41-729. TIME LIMIT FOR DISPOSAL OF REAL ESTATE. (1) Except as provided in subsection (4) below, an insurer shall dispose of real estate within time limits as follows:
(a) If acquired under section 41-728(1)(a) (home office and branch office property), the insurer shall sell and dispose of the property within five (5) years after it ceased to be used or to be necessary for the purposes stated therein.
(b) If acquired under subdivisions (b) (in satisfaction of debts, etc.), (c) (in part payment on other real estate sold), (d) (by gift or devise), or (e) (merger or consolidation) of section 41-728(1), the insurer shall sell and dispose of the property within five (5) years after the insurer acquired title thereto.
(c) If acquired under section 41-728(1)(f) (for production of income), the insurer shall within five (5) years after the termination or expiration of the lease, sell and dispose of the property, or re-lease the property for an additional term under the same conditions provided in such section as for an original leasing.
(2) Any real estate otherwise subject to disposal under subdivisions (b) or (c) above, may be retained by the insurer for home office or branch office purposes for so long as so used, and subject to provisions otherwise applicable to such home office and branch office property.
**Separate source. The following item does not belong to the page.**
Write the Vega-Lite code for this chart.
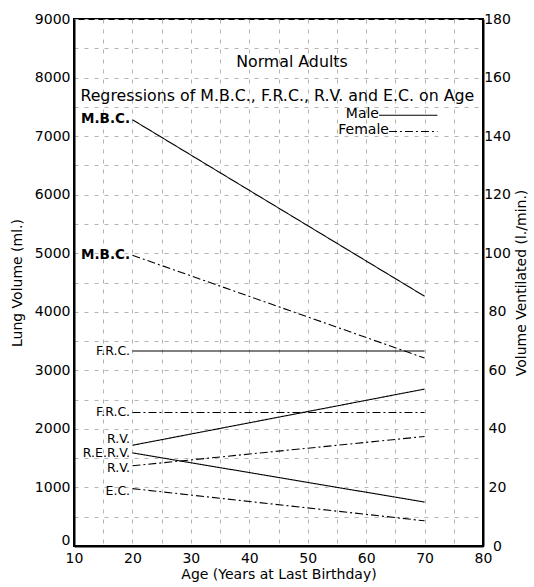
{
  "$schema": "https://vega.github.io/schema/vega-lite/v6.json",
  "autosize": {"type": "none"},
  "padding": {"left": 74, "top": 19, "right": 51, "bottom": 41},
  "width": 409,
  "height": 527,
  "background": "white",
  "config": {
    "font": "DejaVu Sans",
    "view": {"stroke": "black", "strokeWidth": 2},
    "axis": {
      "labelFont": "DejaVu Sans", "titleFont": "DejaVu Sans", "labelFontSize": 14, "titleFontSize": 14,
      "titleFontWeight": "normal", "labelColor": "black", "titleColor": "black",
      "domainColor": "black", "domainWidth": 2, "tickSize": 0, "labelPadding": 4
    }
  },
  "datasets": {
    "lines_ml": [
      {"measure": "F.R.C.", "sex": "Male", "age": 20, "ml": 3330},
      {"measure": "F.R.C.", "sex": "Male", "age": 70, "ml": 3330},
      {"measure": "F.R.C.", "sex": "Female", "age": 20, "ml": 2280},
      {"measure": "F.R.C.", "sex": "Female", "age": 70, "ml": 2280},
      {"measure": "R.V.", "sex": "Male", "age": 20, "ml": 1720},
      {"measure": "R.V.", "sex": "Male", "age": 70, "ml": 2680},
      {"measure": "R.V.", "sex": "Female", "age": 20, "ml": 1370},
      {"measure": "R.V.", "sex": "Female", "age": 70, "ml": 1870},
      {"measure": "R.E.R.V.", "sex": "Male", "age": 20, "ml": 1590},
      {"measure": "R.E.R.V.", "sex": "Male", "age": 70, "ml": 750},
      {"measure": "E.C.", "sex": "Female", "age": 20, "ml": 980},
      {"measure": "E.C.", "sex": "Female", "age": 70, "ml": 430}
    ],
    "legend_lines": [
      {"sex": "Male", "age": 62.2, "ml": 7355},
      {"sex": "Male", "age": 72.2, "ml": 7355},
      {"sex": "Female", "age": 63.9, "ml": 7080},
      {"sex": "Female", "age": 72.2, "ml": 7080}
    ],
    "lines_vent": [
      {"measure": "M.B.C.", "sex": "Male", "age": 20, "lmin": 145.6},
      {"measure": "M.B.C.", "sex": "Male", "age": 70, "lmin": 85.3},
      {"measure": "M.B.C.", "sex": "Female", "age": 20, "lmin": 99.3},
      {"measure": "M.B.C.", "sex": "Female", "age": 70, "lmin": 64.2}
    ],
    "bold_labels": [
      {"label": "M.B.C.", "age": 19.6, "ml": 7290},
      {"label": "M.B.C.", "age": 19.6, "ml": 4970}
    ],
    "labels": [
      {"label": "F.R.C.", "age": 19.6, "ml": 3330},
      {"label": "F.R.C.", "age": 19.6, "ml": 2290},
      {"label": "R.V.", "age": 19.6, "ml": 1830},
      {"label": "R.E.R.V.", "age": 19.6, "ml": 1580},
      {"label": "R.V.", "age": 19.6, "ml": 1330},
      {"label": "E.C.", "age": 19.6, "ml": 945}
    ],
    "legend_text": [
      {"label": "Male", "age": 62.2, "ml": 7380},
      {"label": "Female", "age": 63.9, "ml": 7100}
    ],
    "titles": [
      {"label": "Normal Adults", "age": 47.3, "ml": 8260},
      {"label": "Regressions of M.B.C., F.R.C., R.V. and E.C. on Age", "age": 44.8, "ml": 7680}
    ]
  },
  "encoding": {
    "x": {
      "field": "age", "type": "quantitative",
      "scale": {"domain": [10, 80], "nice": false},
      "axis": {
        "title": "Age (Years at Last Birthday)",
        "values": [10, 15, 20, 25, 30, 35, 40, 45, 50, 55, 60, 65, 70, 75, 80],
        "labelExpr": "datum.value % 10 === 0 ? datum.label : ''",
        "grid": true, "gridColor": "#b4b4b4", "gridDash": [4, 6], "gridOpacity": 1, "gridWidth": 1,
        "titlePadding": 2, "labelFlush": false, "labelPadding": 5
      }
    }
  },
  "layer": [
    {
      "encoding": {
        "y": {
          "field": "ml", "type": "quantitative",
          "scale": {"domain": [0, 9000], "nice": false},
          "axis": {
            "title": "Lung Volume (ml.)",
            "orient": "left",
            "values": [0, 500, 1000, 1500, 2000, 2500, 3000, 3500, 4000, 4500, 5000, 5500, 6000, 6500, 7000, 7500, 8000, 8500, 9000],
            "labelExpr": "datum.value % 1000 === 0 ? datum.value : ''",
            "labelOffset": {"condition": {"test": "datum.value === 0", "value": -6}, "value": 0},
            "grid": true, "gridColor": "#b4b4b4", "gridDash": [4, 6], "gridOpacity": 1, "gridWidth": 1,
            "titlePadding": 10, "labelFlush": false
          }
        }
      },
      "layer": [
        {
          "data": {"name": "lines_ml"},
          "mark": {"type": "line", "color": "black", "strokeWidth": 1.1},
          "encoding": {
            "detail": {"field": "measure"},
            "strokeDash": {
              "field": "sex", "type": "nominal",
              "scale": {"domain": ["Male", "Female"], "range": [[1, 0], [8, 3, 2, 3]]},
              "legend": null
            }
          }
        },
        {
          "data": {"name": "legend_lines"},
          "mark": {"type": "line", "color": "black", "strokeWidth": 1.1},
          "encoding": {
            "strokeDash": {
              "field": "sex", "type": "nominal",
              "scale": {"domain": ["Male", "Female"], "range": [[1, 0], [8, 3, 2, 3]]},
              "legend": null
            }
          }
        },
        {
          "data": {"name": "bold_labels"},
          "mark": {"type": "text", "align": "right", "baseline": "middle", "fontSize": 13.5, "fontWeight": "bold", "color": "black"},
          "encoding": {"text": {"field": "label"}}
        },
        {
          "data": {"name": "labels"},
          "mark": {"type": "text", "align": "right", "baseline": "middle", "fontSize": 12.5, "color": "black"},
          "encoding": {"text": {"field": "label"}}
        },
        {
          "data": {"name": "legend_text"},
          "mark": {"type": "text", "align": "right", "baseline": "middle", "fontSize": 14, "color": "black"},
          "encoding": {"text": {"field": "label"}}
        },
        {
          "data": {"name": "titles"},
          "mark": {"type": "text", "align": "center", "baseline": "middle", "fontSize": 15.8, "color": "black"},
          "encoding": {"text": {"field": "label"}}
        }
      ]
    },
    {
      "data": {"name": "lines_vent"},
      "mark": {"type": "line", "color": "black", "strokeWidth": 1.1},
      "encoding": {
        "y": {
          "field": "lmin", "type": "quantitative",
          "scale": {"domain": [0, 180], "nice": false},
          "axis": {
            "title": "Volume Ventilated (l./min.)",
            "orient": "right",
            "values": [0, 20, 40, 60, 80, 100, 120, 140, 160, 180],
            "grid": false,
            "labelAlign": "center", "labelPadding": 14,
            "titleAngle": 270, "titleBaseline": "top", "titlePadding": 4, "labelFlush": false
          }
        },
        "detail": {"field": "sex"},
        "strokeDash": {
          "field": "sex", "type": "nominal",
          "scale": {"domain": ["Male", "Female"], "range": [[1, 0], [8, 3, 2, 3]]},
          "legend": null
        }
      }
    }
  ],
  "resolve": {"scale": {"y": "independent"}, "axis": {"y": "independent"}}
}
(3) Any real property otherwise subject to disposal under subdivisions (a) and (b) above, may be retained by the insurer for leasing under section 41-728(1)(f) for so long as so used, and subject to provisions otherwise applicable to such real estate for leasing.
(4) Upon proof satisfactory to him that the interests of the insurer will suffer materially by the forced sale thereof, the commissioner may by certificate grant a reasonable additional period, as specified in the certificate, within which the insurer shall dispose of any particular parcel of real estate.
(5) Real estate held by an insurer beyond the period allowed for its disposal under this section shall not constitute an asset of the insurer in any determination of the insurer’s financial condition.